The request
Skipping all pictures, set down the lines of the listing from the first through the one with "import matplotlib.pyplot as plt".

begin Data section

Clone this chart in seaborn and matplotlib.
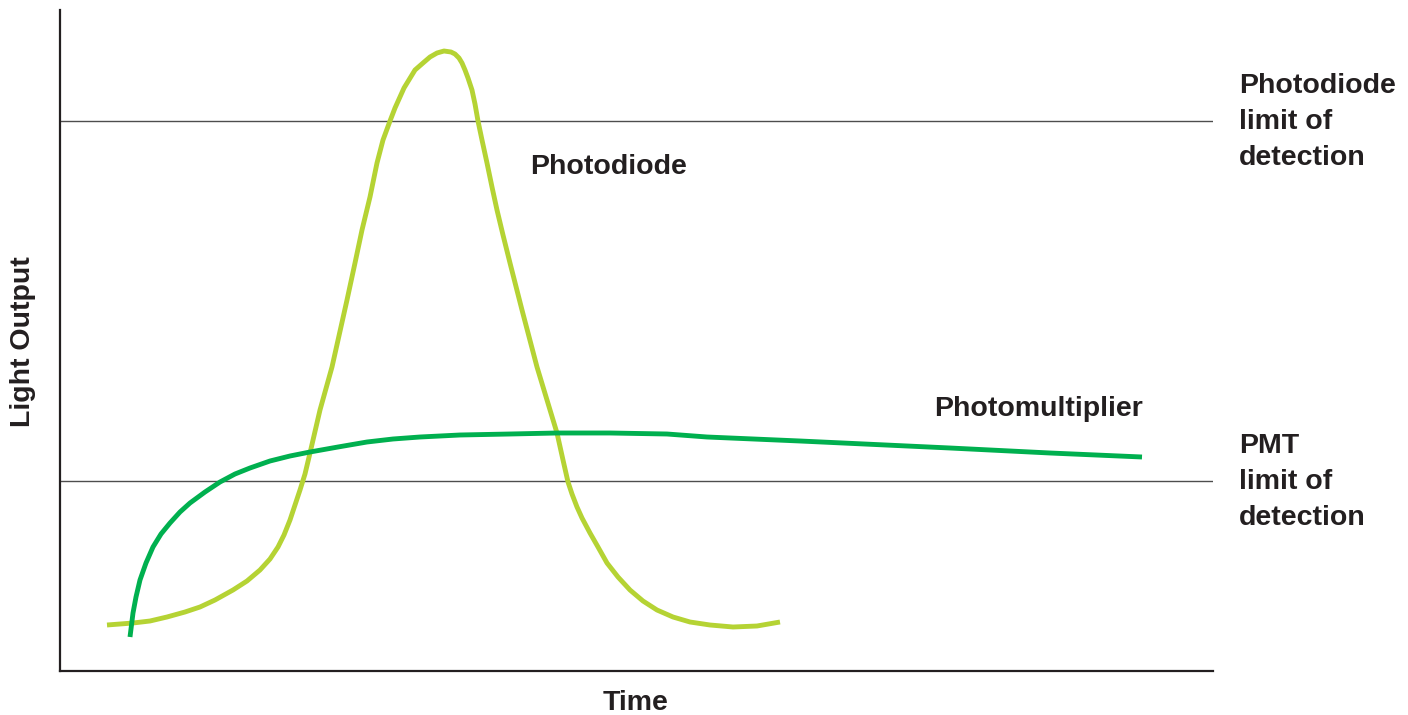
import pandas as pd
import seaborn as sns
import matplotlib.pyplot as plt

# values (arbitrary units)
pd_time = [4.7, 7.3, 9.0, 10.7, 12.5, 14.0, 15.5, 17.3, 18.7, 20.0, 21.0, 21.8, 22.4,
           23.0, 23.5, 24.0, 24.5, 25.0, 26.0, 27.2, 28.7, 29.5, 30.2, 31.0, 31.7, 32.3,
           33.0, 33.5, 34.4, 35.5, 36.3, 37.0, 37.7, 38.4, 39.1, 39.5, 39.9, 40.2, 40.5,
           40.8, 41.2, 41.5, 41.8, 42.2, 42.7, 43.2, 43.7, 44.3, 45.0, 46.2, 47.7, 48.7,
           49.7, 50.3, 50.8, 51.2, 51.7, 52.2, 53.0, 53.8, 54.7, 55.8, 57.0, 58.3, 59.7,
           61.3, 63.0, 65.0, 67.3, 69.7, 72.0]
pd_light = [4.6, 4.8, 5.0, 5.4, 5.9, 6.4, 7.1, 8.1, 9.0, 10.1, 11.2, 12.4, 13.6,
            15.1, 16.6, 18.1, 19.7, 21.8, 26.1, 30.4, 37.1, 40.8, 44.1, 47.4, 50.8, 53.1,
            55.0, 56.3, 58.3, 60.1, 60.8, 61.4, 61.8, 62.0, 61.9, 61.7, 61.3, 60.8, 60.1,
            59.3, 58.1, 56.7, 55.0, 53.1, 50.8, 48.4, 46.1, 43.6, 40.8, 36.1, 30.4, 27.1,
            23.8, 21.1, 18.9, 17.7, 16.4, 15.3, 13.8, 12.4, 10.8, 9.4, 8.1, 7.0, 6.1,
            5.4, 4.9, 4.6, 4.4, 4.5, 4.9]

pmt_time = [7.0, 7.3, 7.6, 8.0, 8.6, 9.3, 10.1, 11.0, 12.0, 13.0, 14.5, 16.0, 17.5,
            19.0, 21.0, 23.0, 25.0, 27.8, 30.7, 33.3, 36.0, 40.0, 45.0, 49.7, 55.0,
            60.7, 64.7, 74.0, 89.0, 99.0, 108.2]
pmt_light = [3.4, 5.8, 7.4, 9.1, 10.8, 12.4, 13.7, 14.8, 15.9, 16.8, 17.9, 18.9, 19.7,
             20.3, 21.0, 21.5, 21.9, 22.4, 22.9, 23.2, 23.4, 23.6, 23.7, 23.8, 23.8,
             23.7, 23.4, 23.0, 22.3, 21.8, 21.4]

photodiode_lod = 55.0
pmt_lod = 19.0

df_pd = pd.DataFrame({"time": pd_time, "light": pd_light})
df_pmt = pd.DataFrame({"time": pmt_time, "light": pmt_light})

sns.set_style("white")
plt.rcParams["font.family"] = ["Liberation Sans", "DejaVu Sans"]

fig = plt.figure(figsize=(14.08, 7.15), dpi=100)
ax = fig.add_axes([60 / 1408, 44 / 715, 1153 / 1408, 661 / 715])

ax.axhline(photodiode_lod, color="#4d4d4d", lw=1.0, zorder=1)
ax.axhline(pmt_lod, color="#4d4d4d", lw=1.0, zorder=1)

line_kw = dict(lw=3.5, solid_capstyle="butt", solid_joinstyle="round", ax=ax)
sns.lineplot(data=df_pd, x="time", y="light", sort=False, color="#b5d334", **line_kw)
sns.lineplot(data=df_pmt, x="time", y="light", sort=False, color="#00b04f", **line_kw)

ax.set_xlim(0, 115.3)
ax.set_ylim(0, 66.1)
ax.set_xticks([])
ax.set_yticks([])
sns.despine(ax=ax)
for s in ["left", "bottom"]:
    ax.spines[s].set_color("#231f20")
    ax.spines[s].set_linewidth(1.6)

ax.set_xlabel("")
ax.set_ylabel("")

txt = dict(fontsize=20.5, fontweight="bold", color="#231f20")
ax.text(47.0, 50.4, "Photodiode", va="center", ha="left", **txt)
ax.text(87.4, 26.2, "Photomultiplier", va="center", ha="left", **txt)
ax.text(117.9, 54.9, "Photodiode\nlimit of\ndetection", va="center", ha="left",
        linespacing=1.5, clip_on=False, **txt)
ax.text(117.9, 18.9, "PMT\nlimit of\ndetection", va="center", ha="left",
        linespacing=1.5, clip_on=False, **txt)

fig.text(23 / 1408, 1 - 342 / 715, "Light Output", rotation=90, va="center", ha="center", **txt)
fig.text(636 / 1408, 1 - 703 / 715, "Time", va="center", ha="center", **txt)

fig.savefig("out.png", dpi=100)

end Data section

Completed task
Clone this chart in seaborn and matplotlib.
import pandas as pd
import seaborn as sns
import matplotlib.pyplot as plt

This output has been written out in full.